C’est en août dernier que l’éditeur suisse Pierre-Marcel Favre apprit que la Côte d’Ivoire souhaitait lui rendre hommage et le décorer de l’Ordre du Commandeur de l’Ordre national.

Une distinction qui vise à le remercier pour tout ce qu’il a entrepris en faveur de l’édition et des auteurs africains, en créant entre autres, en 2004, le Salon africain du livre de Genève, depuis lors partie intégrante de ce même Salon international du livre, de la presse et de la culture, qu’il mit sur pied en 1987. Lorsqu’il prit connaissance de la volonté des autorités ivoiriennes de lui rendre hommage – après que la France l’ait fait à plusieurs reprises - la psychose Ebola battait déjà son plein.
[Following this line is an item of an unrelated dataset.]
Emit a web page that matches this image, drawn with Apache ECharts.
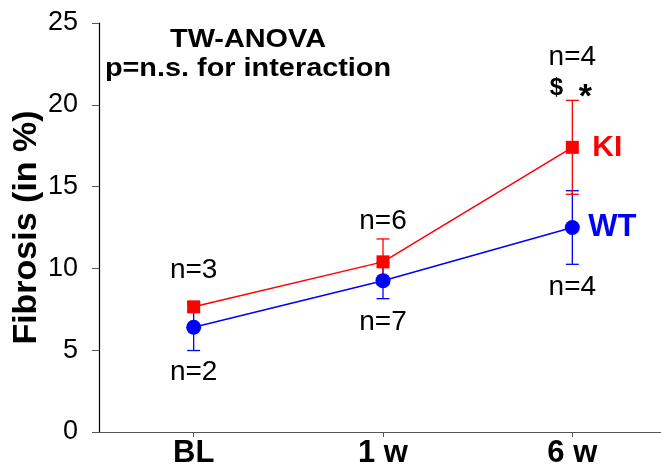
<!DOCTYPE html>
<html>
<head>
<meta charset="utf-8">
<script src="https://cdn.jsdelivr.net/npm/echarts@6/dist/echarts.min.js"></script>
<style>
html,body{margin:0;padding:0;background:#fff;}
#chart{width:661px;height:473px;}
</style>
</head>
<body>
<div id="chart"></div>
<script>
// ---- data ----
const categories = ['BL', '1 w', '6 w'];
const kiMean = [7.65, 10.4, 17.4];
const kiErr = [0.3, 1.4, 2.87];
const wtMean = [6.4, 9.25, 12.5];
const wtErr = [1.42, 1.1, 2.25];
const kiN = ['n=3', 'n=6', 'n=4'];
const wtN = ['n=2', 'n=7', 'n=4'];
const titleLines = ['TW-ANOVA', 'p=n.s. for interaction'];
const sigMarks = ['$', '*'];

// ---- styling ----
const FONT = '"Liberation Sans", Arial, Helvetica, sans-serif';
const RED = '#ff0000';
const BLUE = '#0000ff';
const kiLabelDy = [-37, -41, -90];
const wtLabelDy = [45, 42, 60];

function errSeries(name, mean, err, color) {
  return {
    type: 'custom',
    name: name + ' err',
    data: mean.map((m, i) => [i, m - err[i], m + err[i]]),
    encode: { x: 0, y: [1, 2] },
    silent: true,
    renderItem: function (params, api) {
      const i = api.value(0);
      const lo = api.coord([i, api.value(1)]);
      const hi = api.coord([i, api.value(2)]);
      const hw = 6.5;
      const st = { stroke: color, lineWidth: 1.3 };
      return {
        type: 'group',
        children: [
          { type: 'line', shape: { x1: lo[0], y1: lo[1], x2: hi[0], y2: hi[1] }, style: st },
          { type: 'line', shape: { x1: lo[0] - hw, y1: lo[1], x2: lo[0] + hw, y2: lo[1] }, style: st },
          { type: 'line', shape: { x1: hi[0] - hw, y1: hi[1], x2: hi[0] + hw, y2: hi[1] }, style: st }
        ]
      };
    }
  };
}

function lineSeries(name, mean, nLabels, dys, color, symbol, size, endDist, endSize) {
  return {
    type: 'line',
    name: name,
    symbol: symbol,
    symbolSize: size,
    showSymbol: true,
    lineStyle: { color: color, width: 1.5 },
    itemStyle: { color: color },
    data: mean.map((v, i) => ({
      value: v,
      label: {
        show: true,
        position: 'inside',
        offset: [0, dys[i]],
        formatter: nLabels[i],
        color: '#000',
        fontSize: 28,
        fontFamily: FONT
      }
    })),
    endLabel: {
      show: true,
      formatter: name,
      color: color,
      fontSize: endSize,
      fontWeight: 'bold',
      fontFamily: FONT,
      distance: endDist
    },
    animation: false
  };
}

const chart = echarts.init(document.getElementById('chart'), null, { renderer: 'canvas' });

const redLine = lineSeries('KI', kiMean, kiN, kiLabelDy, RED, 'rect', 13, 20, 30);
redLine.markPoint = {
  symbol: 'circle',
  symbolSize: 0,
  itemStyle: { color: 'transparent' },
  data: [
    { coord: [categories[2], kiMean[2]], label: { show: true, formatter: sigMarks[0], offset: [-16, -59], fontSize: 24, fontWeight: 'bold', color: '#000', fontFamily: FONT, position: 'inside' } },
    { coord: [categories[2], kiMean[2]], label: { show: true, formatter: sigMarks[1], offset: [13, -50], fontSize: 34, fontWeight: 'bold', color: '#000', fontFamily: FONT, position: 'inside' } }
  ]
};

chart.setOption({
  animation: false,
  grid: { left: 99, width: 568, top: 23, height: 409, containLabel: false, outerBoundsMode: 'none' },
  xAxis: {
    type: 'category',
    data: categories,
    boundaryGap: true,
    axisLine: { lineStyle: { color: '#555', width: 1.2 } },
    axisTick: { show: true, alignWithLabel: true, length: 5, lineStyle: { color: '#555' } },
    axisLabel: { color: '#000', fontSize: 31, fontWeight: 'bold', fontFamily: FONT, margin: 6 },
    splitLine: { show: false }
  },
  yAxis: {
    type: 'value',
    min: 0,
    max: 25,
    interval: 5,
    name: 'Fibrosis (in %)',
    nameLocation: 'middle',
    nameGap: 55,
    nameMoveOverlap: false,
    nameTextStyle: { color: '#000', fontSize: 34, fontWeight: 'bold', fontFamily: FONT },
    axisLine: { show: true, lineStyle: { color: '#000', width: 1.2 } },
    axisTick: { show: true, length: 7, lineStyle: { color: '#555' } },
    axisLabel: { color: '#000', fontSize: 27, fontFamily: FONT, margin: 21 },
    splitLine: { show: false }
  },
  graphic: [
    {
      type: 'text',
      x: 248, y: 25,
      scaleX: 1.11,
      style: {
        text: titleLines.join('\n'),
        fontSize: 26,
        fontWeight: 'bold',
        fontFamily: FONT,
        fill: '#000',
        align: 'center',
        verticalAlign: 'top',
        lineHeight: 29
      }
    }
  ],
  series: [
    errSeries('WT', wtMean, wtErr, BLUE),
    lineSeries('WT', wtMean, wtN, wtLabelDy, BLUE, 'circle', 15, 16, 31),
    errSeries('KI', kiMean, kiErr, RED),
    redLine
  ]
});
</script>
</body>
</html>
Fallait-il dès lors renoncer à se rendre sur place, même si aucun cas n’avait été déclaré en Côte d’Ivoire ? C’était mal connaître Pierre-Marcel Favre, qui, aussitôt, informe ses amis de l’honneur qui l’attend du côté d’Abidjan et les invite à être du voyage.
Nous fûmes finalement une vingtaine – amis, parents, journalistes, éditeurs - à l’accompagner dans cette belle aventure. Et le 10 octobre dernier, dans le quartier résidentiel de Cocody, Pierre-Marcel Favre recevait la plus haute distinction ivoirienne, remise par la Grande Chancelière Henriette Dagri Diabaté, personnalité politique de premier plan, proche du président Alassane Ouattara, au cours d’une cérémonie haute en couleurs. Dans le discours élogieux rendant hommage à l’éditeur lausannois, l’ex-ministre de la justice et de la culture s’est réjouie de le voir accompagné par une délégation d’une vingtaine de personnes, qui n’avaient pas craint, « par ce temps d’Ebola », de se rendre dans une Afrique de l’Ouest désormais mise à l’index, tous pays confondus.
C’est qu’en Côte d’Ivoire, comme dans le reste de l’Afrique de l’Ouest, l’épidémie est prise au sérieux, et la psychose gagne du terrain. Les comportements changent, les gens hésitent à se saluer en se donnant force accolade, on ne mange plus de viande de brousse, arrosée de bière Castel. De nombreuses conférences ou foires régionales et internationales ont été annulées. Le Sénégal, qui vient officiellement d’être sorti par l’OMS de la liste des pays touchés par l’épidémie, espère que les touristes vont revenir, après une baisse drastique des réservations ; et qu’aucun cas ne se déclarera avant le Sommet de la francophonie qui doit se tenir à Dakar fin novembre.
Les compétitions sportives ne sont pas épargnées. Au Burkina Faso par exemple, le Tour du Faso, grand rendez-vous du cyclisme sur le continent africain, qui devait avoir lieu du 23 octobre au 2 novembre, a été annulé, Ebola oblige, même si sur les huit pays engagés dans la compétition, aucun n’est touché par le virus. C’est dire si les enjeux économiques sont importants. Et si chaque pays déploie d’importants moyens pour éviter d’être touché par le fléau.
Dès la sortie de l’aéroport international Félix Houphouët-Boigny à Abidjan, nous avons senti pulser la lutte contre Ebola. Ce sont tout d’abord des agents de santé, qui ont accueilli les voyageurs dans ces combinaisons intégrales en plastique blanc, bien connues désormais, munis d’un pistolet laser pour mesurer la température. Puis de nombreux panneaux mettent un peu partout en garde contre l’épidémie. Dans tous les restaurants où nous avons fait halte, nous avons été priés de nous laver préventivement les mains, avec une lotion antiseptique.
De retour en Suisse, l’éditeur Pierre-Marcel Favre ne regrette pas un seul instant de s’être rendu en Côte d’Ivoire, malgré la psychose Ebola qui plombe l’Afrique de l’Ouest. Et pas non plus les personnes qui l’ont accompagné, même si l’une d’elle a été mise en quarantaine par sa propre famille, par précaution. Avec l’humour qui le caractérise, le fondateur du Salon du livre de Genève a envoyé à ses amis un dessin de presse, montrant les Américains paniqués par un ou deux cas d’Ebola identifiés sur leur territoire, alors qu’ils meurent par dizaines de milliers d’obésité, de malbouffe et d’alcoolisme.